» Problem details
Pictures stay out of this copy, which runs from the first line of the material through the line containing "const yName = 'Artículos';".

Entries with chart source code
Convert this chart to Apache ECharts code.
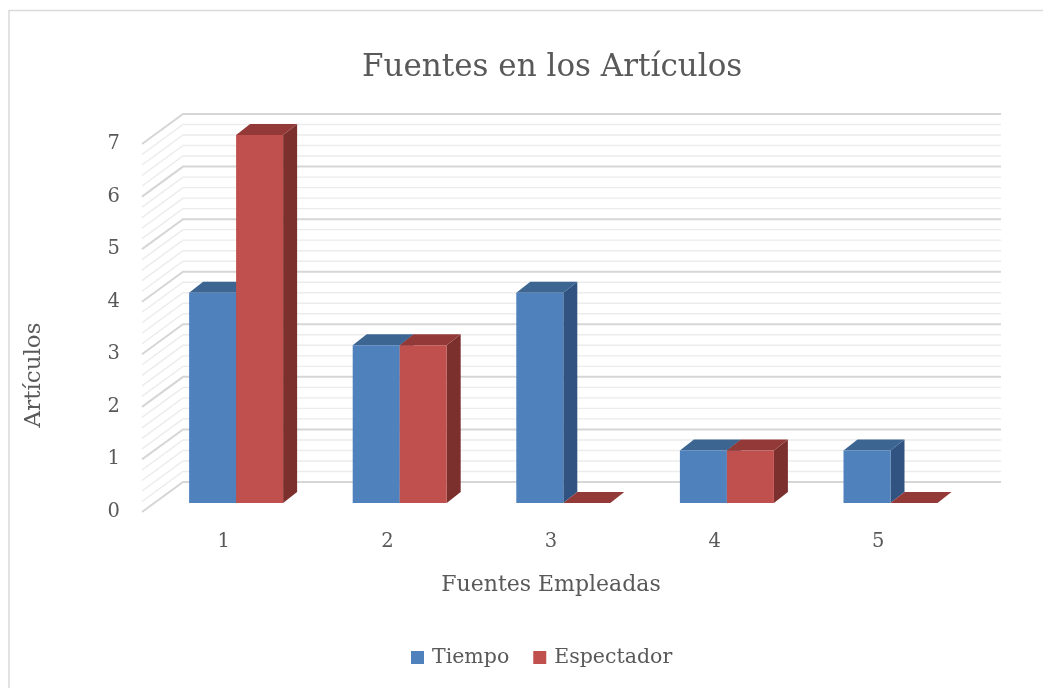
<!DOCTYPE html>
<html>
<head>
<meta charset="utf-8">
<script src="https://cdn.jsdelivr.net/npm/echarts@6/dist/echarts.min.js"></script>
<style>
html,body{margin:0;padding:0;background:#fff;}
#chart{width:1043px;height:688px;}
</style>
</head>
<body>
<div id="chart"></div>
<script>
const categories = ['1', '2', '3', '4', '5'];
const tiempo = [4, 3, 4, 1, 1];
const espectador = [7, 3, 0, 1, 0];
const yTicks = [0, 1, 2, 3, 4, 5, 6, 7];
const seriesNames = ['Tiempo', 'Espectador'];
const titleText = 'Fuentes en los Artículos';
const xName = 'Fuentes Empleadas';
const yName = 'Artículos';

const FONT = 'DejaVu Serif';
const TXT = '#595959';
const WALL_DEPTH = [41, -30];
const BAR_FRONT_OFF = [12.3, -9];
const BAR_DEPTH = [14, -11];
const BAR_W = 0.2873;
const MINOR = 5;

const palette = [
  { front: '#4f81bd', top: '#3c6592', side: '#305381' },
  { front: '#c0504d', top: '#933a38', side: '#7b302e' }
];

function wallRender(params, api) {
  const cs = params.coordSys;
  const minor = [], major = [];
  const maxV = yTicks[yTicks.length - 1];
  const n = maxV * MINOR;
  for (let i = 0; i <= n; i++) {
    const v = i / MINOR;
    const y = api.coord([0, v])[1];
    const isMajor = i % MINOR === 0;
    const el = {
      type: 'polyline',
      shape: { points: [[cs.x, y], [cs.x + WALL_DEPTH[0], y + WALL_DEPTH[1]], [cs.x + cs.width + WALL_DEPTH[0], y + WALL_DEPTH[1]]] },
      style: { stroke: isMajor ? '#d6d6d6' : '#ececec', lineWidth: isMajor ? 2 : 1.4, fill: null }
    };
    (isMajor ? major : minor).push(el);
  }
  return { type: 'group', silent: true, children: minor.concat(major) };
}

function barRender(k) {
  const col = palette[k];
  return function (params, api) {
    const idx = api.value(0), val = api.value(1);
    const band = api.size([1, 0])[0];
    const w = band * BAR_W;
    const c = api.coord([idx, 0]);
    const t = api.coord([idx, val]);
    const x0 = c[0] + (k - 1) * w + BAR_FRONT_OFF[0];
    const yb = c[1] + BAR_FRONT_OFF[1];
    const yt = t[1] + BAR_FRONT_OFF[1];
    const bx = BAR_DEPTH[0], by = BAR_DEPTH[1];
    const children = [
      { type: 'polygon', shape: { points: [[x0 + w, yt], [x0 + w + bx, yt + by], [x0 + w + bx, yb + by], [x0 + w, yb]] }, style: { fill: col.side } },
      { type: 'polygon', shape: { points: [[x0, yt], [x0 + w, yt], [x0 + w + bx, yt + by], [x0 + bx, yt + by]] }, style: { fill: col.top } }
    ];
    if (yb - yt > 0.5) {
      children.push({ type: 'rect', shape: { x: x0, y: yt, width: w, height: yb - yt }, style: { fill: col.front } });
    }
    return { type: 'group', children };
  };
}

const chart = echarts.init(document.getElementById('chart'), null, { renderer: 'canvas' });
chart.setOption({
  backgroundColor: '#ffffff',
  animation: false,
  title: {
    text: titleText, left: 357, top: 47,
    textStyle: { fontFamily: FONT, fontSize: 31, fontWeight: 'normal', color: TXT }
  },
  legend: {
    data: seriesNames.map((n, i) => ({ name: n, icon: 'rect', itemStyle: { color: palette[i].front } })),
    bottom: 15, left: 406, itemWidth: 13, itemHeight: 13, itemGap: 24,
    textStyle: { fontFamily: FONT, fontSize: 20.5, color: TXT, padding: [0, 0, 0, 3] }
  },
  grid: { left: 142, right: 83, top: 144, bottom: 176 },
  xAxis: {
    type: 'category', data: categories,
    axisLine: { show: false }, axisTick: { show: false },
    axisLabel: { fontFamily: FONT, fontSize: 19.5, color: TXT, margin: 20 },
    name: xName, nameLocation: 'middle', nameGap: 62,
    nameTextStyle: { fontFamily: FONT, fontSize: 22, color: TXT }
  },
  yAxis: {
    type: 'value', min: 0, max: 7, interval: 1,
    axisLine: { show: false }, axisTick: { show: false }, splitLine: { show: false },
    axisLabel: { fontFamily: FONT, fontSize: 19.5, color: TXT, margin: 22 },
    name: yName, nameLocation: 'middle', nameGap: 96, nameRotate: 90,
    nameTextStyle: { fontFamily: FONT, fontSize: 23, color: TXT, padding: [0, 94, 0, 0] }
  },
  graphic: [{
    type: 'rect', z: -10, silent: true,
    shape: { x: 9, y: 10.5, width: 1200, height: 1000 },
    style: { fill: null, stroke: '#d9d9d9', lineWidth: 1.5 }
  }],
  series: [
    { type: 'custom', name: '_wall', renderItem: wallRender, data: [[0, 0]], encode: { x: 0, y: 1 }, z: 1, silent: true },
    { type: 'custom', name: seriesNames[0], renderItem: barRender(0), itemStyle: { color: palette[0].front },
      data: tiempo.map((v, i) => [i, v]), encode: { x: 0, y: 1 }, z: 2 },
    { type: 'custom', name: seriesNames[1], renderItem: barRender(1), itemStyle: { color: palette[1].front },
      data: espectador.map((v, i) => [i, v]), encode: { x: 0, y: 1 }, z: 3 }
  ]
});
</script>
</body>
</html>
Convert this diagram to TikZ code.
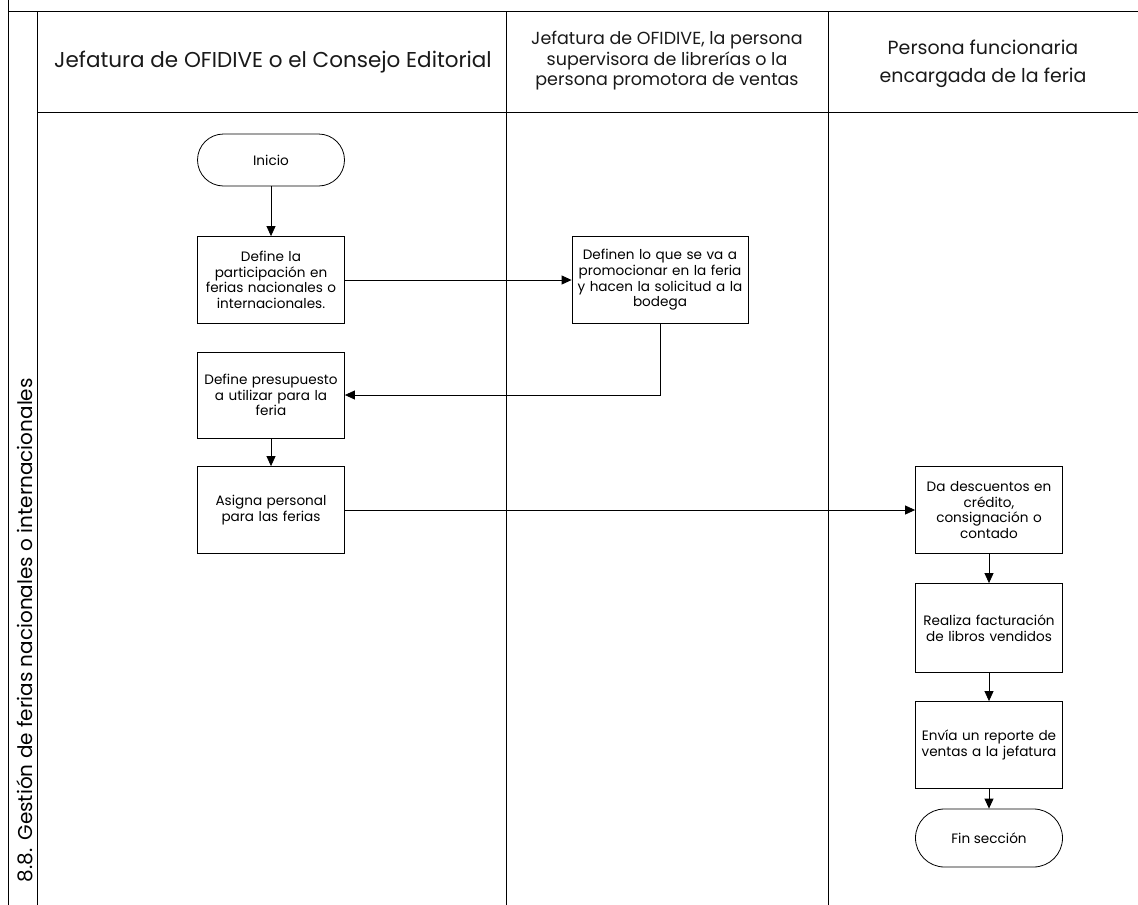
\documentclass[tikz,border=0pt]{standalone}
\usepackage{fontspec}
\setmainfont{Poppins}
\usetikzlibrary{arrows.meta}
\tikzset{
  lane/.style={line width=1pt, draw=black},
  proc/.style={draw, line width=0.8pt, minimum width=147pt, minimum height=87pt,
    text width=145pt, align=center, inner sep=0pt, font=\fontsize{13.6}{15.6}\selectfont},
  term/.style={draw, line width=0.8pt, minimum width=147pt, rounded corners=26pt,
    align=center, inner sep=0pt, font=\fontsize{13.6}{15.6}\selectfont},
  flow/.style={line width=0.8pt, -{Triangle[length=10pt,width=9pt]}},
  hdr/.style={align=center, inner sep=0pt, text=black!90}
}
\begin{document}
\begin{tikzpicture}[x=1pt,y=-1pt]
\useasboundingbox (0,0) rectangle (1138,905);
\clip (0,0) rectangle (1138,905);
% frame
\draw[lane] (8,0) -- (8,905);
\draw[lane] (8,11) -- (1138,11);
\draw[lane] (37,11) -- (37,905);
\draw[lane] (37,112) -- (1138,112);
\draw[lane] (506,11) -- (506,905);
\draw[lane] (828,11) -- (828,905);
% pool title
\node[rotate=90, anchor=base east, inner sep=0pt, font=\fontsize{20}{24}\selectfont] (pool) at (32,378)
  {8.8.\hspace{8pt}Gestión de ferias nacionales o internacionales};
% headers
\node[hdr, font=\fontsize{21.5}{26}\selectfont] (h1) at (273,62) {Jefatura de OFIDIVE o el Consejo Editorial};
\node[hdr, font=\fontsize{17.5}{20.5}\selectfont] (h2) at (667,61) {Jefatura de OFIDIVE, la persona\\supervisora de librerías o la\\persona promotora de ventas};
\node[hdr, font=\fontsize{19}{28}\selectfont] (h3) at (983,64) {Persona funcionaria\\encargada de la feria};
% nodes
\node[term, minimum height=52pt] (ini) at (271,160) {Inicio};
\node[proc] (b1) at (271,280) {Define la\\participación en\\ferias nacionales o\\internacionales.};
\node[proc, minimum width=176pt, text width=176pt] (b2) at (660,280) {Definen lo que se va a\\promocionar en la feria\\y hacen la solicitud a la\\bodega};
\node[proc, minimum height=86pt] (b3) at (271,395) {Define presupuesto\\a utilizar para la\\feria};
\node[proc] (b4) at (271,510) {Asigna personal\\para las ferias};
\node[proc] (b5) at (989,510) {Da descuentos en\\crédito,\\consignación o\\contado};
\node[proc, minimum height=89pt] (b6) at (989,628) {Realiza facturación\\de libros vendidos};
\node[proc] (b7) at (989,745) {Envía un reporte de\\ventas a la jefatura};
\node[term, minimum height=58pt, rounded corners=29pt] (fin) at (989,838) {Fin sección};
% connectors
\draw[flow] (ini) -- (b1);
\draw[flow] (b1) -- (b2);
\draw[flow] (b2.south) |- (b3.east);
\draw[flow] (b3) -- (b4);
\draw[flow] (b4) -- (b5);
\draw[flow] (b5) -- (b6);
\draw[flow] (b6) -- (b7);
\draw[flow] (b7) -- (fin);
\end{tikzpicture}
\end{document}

» Task solution
Convert this chart to Apache ECharts code.
<!DOCTYPE html>
<html>
<head>
<meta charset="utf-8">
<script src="https://cdn.jsdelivr.net/npm/echarts@6/dist/echarts.min.js"></script>
<style>
html,body{margin:0;padding:0;background:#fff;}
#chart{width:1043px;height:688px;}
</style>
</head>
<body>
<div id="chart"></div>
<script>
const categories = ['1', '2', '3', '4', '5'];
const tiempo = [4, 3, 4, 1, 1];
const espectador = [7, 3, 0, 1, 0];
const yTicks = [0, 1, 2, 3, 4, 5, 6, 7];
const seriesNames = ['Tiempo', 'Espectador'];
const titleText = 'Fuentes en los Artículos';
const xName = 'Fuentes Empleadas';
const yName = 'Artículos';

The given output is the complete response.